Here, in support of that branch of her motion which was for summary judgment dismissing the complaint and all cross claims insofar as asserted against her, Tumbiolo failed to sufficiently rebut the strong presumption that Commisso was operating the subject vehicle with her consent by submitting competent evidence in admissible form ( see generally Zuckerman v. City of New York, 49 N.Y.2d 557, 562, 427 N.Y.S.2d 595, 404 N.E.2d 718).
First, there is no indication that the copy of a post-accident statement purportedly given by Tumbiolo to an investigator of New York Central Mutual Insurance Company was executed before a person authorized to administer oaths or properly notarized ( see Slavenburg Corp. v. Opus Apparel, 53 N.Y.2d 799, 801 n., 439 N.Y.S.2d 910, 422 N.E.2d 570; Kaufman v. Quickway, Inc., 64 A.D.3d 978, 979–980, 882 N.Y.S.2d 554, affd. 14 N.Y.3d 907, 905 N.Y.S.2d 532, 931 N.E.2d 516; Simpson v. Tommy Hilfiger U.S.A., Inc., 48 A.D.3d 389, 390–391, 850 N.Y.S.2d 629).
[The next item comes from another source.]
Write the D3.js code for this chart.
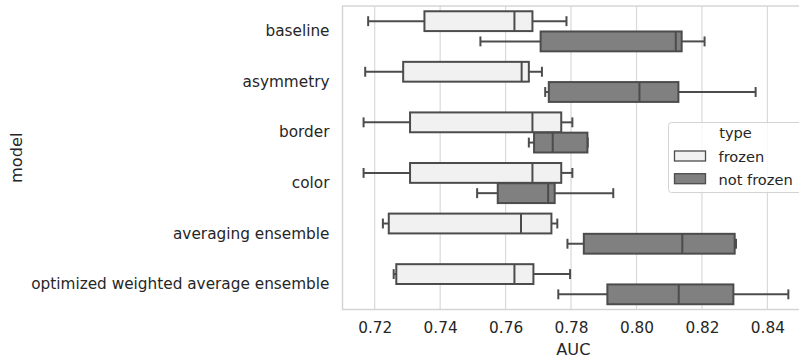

Second, to the extent that Tumbiolo seeks to utilize a transcript of a plea proceeding dated October 21, 2011, wherein Commisso answered “[n]o” when asked if she had “permission” to “take” the subject vehicle, Commisso's prior statement is not admissible under the provisions of CPLR 4517. Further, Commisso's prior statement would be admissible as an “admission by a party” only as against Commisso, not as against the plaintiff ( see Basile v. Huntington Util. Fuel Corp., 60 A.D.2d 616, 617, 400 N.Y.S.2d 150; see also Matter of Union Indem. Ins. Co. of N.Y., 89 N.Y.2d 94, 103, 651 N.Y.S.2d 383, 674 N.E.2d 313; Matter of Daughtry A. [Massiel E.], 94 A.D.3d 878, 941 N.Y.S.2d 888). Additionally, Tumbiolo failed to show that Commisso's prior statement would be admissible as a declaration against pecuniary, proprietary, or penal interest, which are exceptions to the rule against hearsay ( see People v. Shabazz, 22 N.Y.3d 896, 977 N.Y.S.2d 141, 999 N.E.2d 504 [2013]; Jerome Prince, Richardson on Evidence § 8–403 [Farrell 11th ed. 2008] ).
In light of Tumbiolo's failure to establish her prima facie entitlement to judgment as a matter of law, we need not consider the sufficiency of the opposition papers ( see Winegrad v. New York Univ. Med. Ctr., 64 N.Y.2d 851, 853, 487 N.Y.S.2d 316, 476 N.E.2d 642).
Accordingly, the Supreme Court properly denied that branch of Tumbiolo's motion which was for summary judgment dismissing the complaint and all cross claims insofar as asserted against her.